## Items
%%

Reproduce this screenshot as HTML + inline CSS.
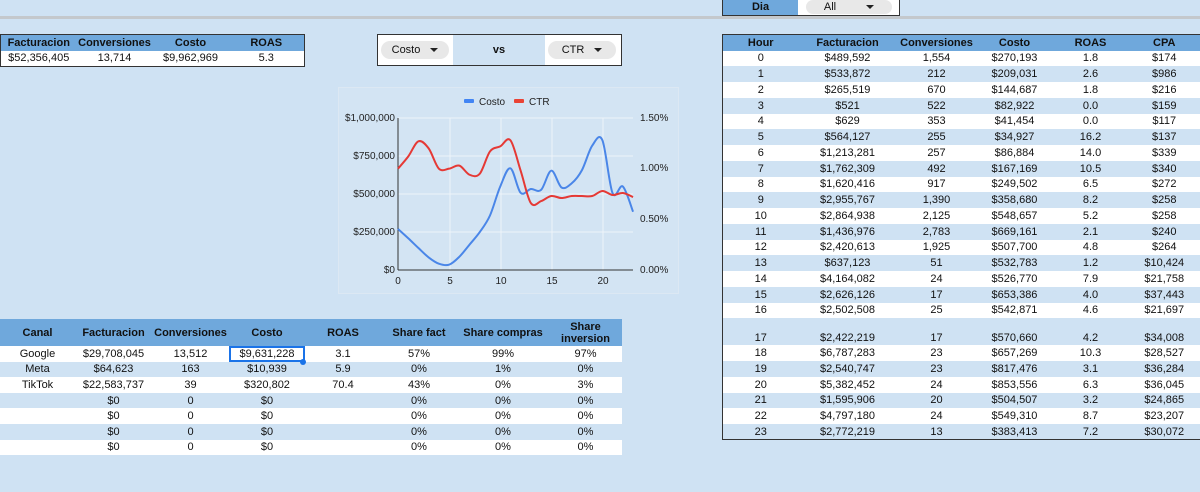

%%
%%

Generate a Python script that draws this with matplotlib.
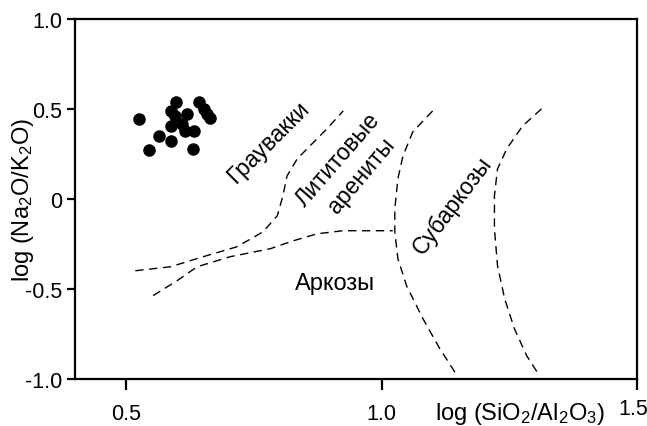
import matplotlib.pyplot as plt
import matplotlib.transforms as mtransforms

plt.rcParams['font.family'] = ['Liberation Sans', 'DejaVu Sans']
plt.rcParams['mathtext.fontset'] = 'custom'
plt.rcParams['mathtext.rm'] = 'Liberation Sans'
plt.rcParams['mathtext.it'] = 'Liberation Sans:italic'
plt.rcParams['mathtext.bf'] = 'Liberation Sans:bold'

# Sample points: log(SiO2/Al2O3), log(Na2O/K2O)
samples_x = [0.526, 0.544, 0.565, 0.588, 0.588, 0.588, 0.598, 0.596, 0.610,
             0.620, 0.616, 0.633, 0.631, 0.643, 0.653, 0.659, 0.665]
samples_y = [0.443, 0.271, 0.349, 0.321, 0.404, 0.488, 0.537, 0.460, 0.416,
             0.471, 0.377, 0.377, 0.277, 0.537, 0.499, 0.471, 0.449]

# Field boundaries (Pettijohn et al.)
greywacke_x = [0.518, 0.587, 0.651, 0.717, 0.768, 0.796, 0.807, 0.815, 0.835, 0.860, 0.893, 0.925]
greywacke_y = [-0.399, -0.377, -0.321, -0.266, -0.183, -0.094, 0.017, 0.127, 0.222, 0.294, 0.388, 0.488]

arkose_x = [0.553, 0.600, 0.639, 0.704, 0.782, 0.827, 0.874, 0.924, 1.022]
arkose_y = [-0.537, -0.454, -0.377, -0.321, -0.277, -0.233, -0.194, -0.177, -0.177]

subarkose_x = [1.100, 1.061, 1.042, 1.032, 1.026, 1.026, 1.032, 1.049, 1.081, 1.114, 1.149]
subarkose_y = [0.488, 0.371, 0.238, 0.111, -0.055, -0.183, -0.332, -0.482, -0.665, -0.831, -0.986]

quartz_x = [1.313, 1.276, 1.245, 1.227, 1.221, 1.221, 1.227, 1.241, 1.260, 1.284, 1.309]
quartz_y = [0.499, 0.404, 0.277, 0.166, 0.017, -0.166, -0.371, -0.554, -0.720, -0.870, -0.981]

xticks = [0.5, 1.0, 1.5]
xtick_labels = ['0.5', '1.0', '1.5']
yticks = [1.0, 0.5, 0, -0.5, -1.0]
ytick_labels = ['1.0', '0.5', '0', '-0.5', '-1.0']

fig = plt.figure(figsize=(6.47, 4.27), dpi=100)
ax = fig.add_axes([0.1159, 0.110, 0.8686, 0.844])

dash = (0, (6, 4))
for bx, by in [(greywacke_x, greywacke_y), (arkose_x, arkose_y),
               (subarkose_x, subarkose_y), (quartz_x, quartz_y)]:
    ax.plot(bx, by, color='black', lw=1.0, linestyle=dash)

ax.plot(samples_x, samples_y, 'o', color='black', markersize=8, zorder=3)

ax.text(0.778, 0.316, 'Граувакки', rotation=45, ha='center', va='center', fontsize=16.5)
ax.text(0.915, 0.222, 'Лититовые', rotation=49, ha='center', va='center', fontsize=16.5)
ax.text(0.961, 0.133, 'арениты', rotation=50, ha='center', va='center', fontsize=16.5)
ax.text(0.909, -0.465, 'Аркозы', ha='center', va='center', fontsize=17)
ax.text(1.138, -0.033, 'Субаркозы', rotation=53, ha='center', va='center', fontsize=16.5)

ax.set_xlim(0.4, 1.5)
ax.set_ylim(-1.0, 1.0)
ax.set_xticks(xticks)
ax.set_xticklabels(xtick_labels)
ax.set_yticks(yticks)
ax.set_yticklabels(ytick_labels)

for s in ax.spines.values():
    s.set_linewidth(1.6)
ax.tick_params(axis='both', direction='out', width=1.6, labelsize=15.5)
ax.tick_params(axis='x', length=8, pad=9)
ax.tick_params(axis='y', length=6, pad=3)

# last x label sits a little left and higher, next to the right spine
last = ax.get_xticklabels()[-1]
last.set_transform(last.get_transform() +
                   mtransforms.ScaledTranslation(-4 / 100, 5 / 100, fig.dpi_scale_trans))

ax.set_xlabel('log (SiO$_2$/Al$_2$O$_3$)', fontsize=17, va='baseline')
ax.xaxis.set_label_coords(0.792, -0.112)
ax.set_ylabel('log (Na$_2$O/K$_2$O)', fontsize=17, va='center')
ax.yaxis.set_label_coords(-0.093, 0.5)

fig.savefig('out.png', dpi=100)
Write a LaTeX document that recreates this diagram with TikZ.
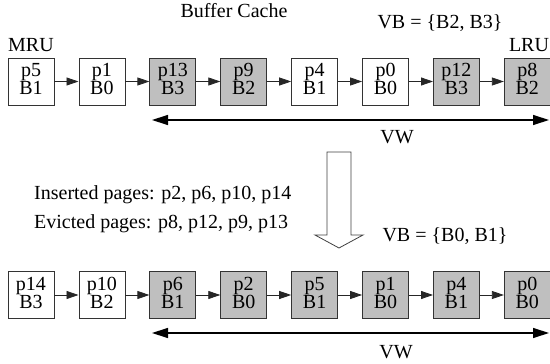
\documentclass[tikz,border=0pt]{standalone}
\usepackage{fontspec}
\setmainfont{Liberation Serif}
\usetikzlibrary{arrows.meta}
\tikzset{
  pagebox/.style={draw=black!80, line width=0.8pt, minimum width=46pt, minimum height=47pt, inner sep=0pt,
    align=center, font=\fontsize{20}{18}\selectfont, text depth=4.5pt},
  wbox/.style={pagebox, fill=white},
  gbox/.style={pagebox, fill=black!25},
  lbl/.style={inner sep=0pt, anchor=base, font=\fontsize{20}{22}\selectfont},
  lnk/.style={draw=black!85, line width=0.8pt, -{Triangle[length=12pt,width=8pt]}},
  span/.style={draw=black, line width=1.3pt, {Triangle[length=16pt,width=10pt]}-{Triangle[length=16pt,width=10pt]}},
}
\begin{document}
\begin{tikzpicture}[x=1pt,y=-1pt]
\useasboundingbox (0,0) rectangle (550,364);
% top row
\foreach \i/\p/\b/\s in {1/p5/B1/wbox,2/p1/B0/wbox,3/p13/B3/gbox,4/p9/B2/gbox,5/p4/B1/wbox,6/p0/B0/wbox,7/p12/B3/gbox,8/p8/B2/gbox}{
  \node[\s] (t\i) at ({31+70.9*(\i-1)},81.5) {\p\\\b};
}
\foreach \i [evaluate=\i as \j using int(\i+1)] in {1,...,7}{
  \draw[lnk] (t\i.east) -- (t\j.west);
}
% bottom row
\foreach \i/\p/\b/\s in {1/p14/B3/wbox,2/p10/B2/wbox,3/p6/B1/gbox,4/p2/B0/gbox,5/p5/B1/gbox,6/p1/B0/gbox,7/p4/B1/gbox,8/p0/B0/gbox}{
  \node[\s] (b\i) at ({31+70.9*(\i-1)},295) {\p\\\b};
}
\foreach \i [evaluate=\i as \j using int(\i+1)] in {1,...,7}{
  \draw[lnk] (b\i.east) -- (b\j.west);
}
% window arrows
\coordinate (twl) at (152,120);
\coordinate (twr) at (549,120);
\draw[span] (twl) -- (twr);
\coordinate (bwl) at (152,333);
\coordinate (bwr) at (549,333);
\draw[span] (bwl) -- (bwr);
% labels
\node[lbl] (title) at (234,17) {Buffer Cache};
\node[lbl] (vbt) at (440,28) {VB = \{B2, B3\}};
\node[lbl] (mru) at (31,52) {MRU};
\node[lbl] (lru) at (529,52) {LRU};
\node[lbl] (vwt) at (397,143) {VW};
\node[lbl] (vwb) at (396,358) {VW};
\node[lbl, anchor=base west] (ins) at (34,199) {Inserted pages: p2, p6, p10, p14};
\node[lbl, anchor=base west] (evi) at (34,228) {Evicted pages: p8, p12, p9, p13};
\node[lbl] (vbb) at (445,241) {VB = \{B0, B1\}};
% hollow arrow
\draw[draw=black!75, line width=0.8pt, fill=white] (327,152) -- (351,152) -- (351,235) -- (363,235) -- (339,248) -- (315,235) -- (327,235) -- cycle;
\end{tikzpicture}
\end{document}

%%

Using the listing above, repeat word for word each line from the one with "Generate a Python" down to the one with "-0.720, -0.870, -0.981]", both included. Omit all pictures.

Generate a Python script that draws this with matplotlib.
import matplotlib.pyplot as plt
import matplotlib.transforms as mtransforms

plt.rcParams['font.family'] = ['Liberation Sans', 'DejaVu Sans']
plt.rcParams['mathtext.fontset'] = 'custom'
plt.rcParams['mathtext.rm'] = 'Liberation Sans'
plt.rcParams['mathtext.it'] = 'Liberation Sans:italic'
plt.rcParams['mathtext.bf'] = 'Liberation Sans:bold'

# Sample points: log(SiO2/Al2O3), log(Na2O/K2O)
samples_x = [0.526, 0.544, 0.565, 0.588, 0.588, 0.588, 0.598, 0.596, 0.610,
             0.620, 0.616, 0.633, 0.631, 0.643, 0.653, 0.659, 0.665]
samples_y = [0.443, 0.271, 0.349, 0.321, 0.404, 0.488, 0.537, 0.460, 0.416,
             0.471, 0.377, 0.377, 0.277, 0.537, 0.499, 0.471, 0.449]

# Field boundaries (Pettijohn et al.)
greywacke_x = [0.518, 0.587, 0.651, 0.717, 0.768, 0.796, 0.807, 0.815, 0.835, 0.860, 0.893, 0.925]
greywacke_y = [-0.399, -0.377, -0.321, -0.266, -0.183, -0.094, 0.017, 0.127, 0.222, 0.294, 0.388, 0.488]

arkose_x = [0.553, 0.600, 0.639, 0.704, 0.782, 0.827, 0.874, 0.924, 1.022]
arkose_y = [-0.537, -0.454, -0.377, -0.321, -0.277, -0.233, -0.194, -0.177, -0.177]

subarkose_x = [1.100, 1.061, 1.042, 1.032, 1.026, 1.026, 1.032, 1.049, 1.081, 1.114, 1.149]
subarkose_y = [0.488, 0.371, 0.238, 0.111, -0.055, -0.183, -0.332, -0.482, -0.665, -0.831, -0.986]

quartz_x = [1.313, 1.276, 1.245, 1.227, 1.221, 1.221, 1.227, 1.241, 1.260, 1.284, 1.309]
quartz_y = [0.499, 0.404, 0.277, 0.166, 0.017, -0.166, -0.371, -0.554, -0.720, -0.870, -0.981]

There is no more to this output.